Right.  But what you've done, here, is remove any lossy compression like what 
happens when humans [mis]identify with some demographic.  Your robots are 
sharing their information in some perfect sense.  And by doing that, you've 
_baked_ in the flattening.  Your compression is non-lossy.

And while I admit it may eventually be feasible to do such a thing (with 
robots), things don't generally happen that way.  Reality as far as we know it 
is satisficing, not optimizing.  So, we'll start with lossy compression as well 
as really faulty devices.  To go a bit further in my rhetoric, it's plausible 
that the lossy and faulty integration is necessary for robustness.  (Although I 
can't rely on it, I at least have Hewitt to cite: 
http://www.powells.com/book/inconsistency-robustness-9781848901599/61-1)

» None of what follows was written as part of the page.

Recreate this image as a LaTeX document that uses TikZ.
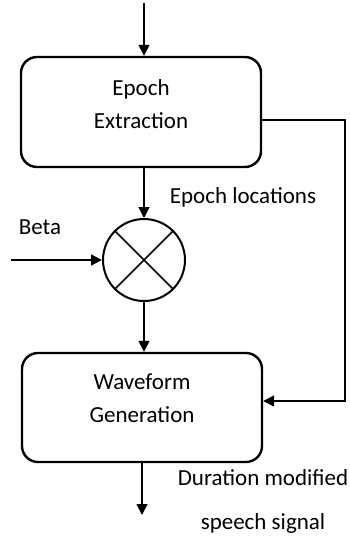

On 02/07/2017 01:42 PM, Marcus Daniels wrote:
> Ok, one could imagine thousands of very lightweight processors that 
> independently process very high resolution sensor data, and share it 
> asynchronously.  Also one could show that the sensors were as good or better 
> than human sensitivity.  All of the events could be tagged with very high 
> precision atomic clocks and logged.  Then the events could be sorted by that 
> tag.   Somehow `flattening' is important to you here, but I haven't figured 
> out why.   Anyway, once flattening was accomplished to understand what was 
> going on it would just have to be unflattened again, like using some 
> communication sequential processes formalism.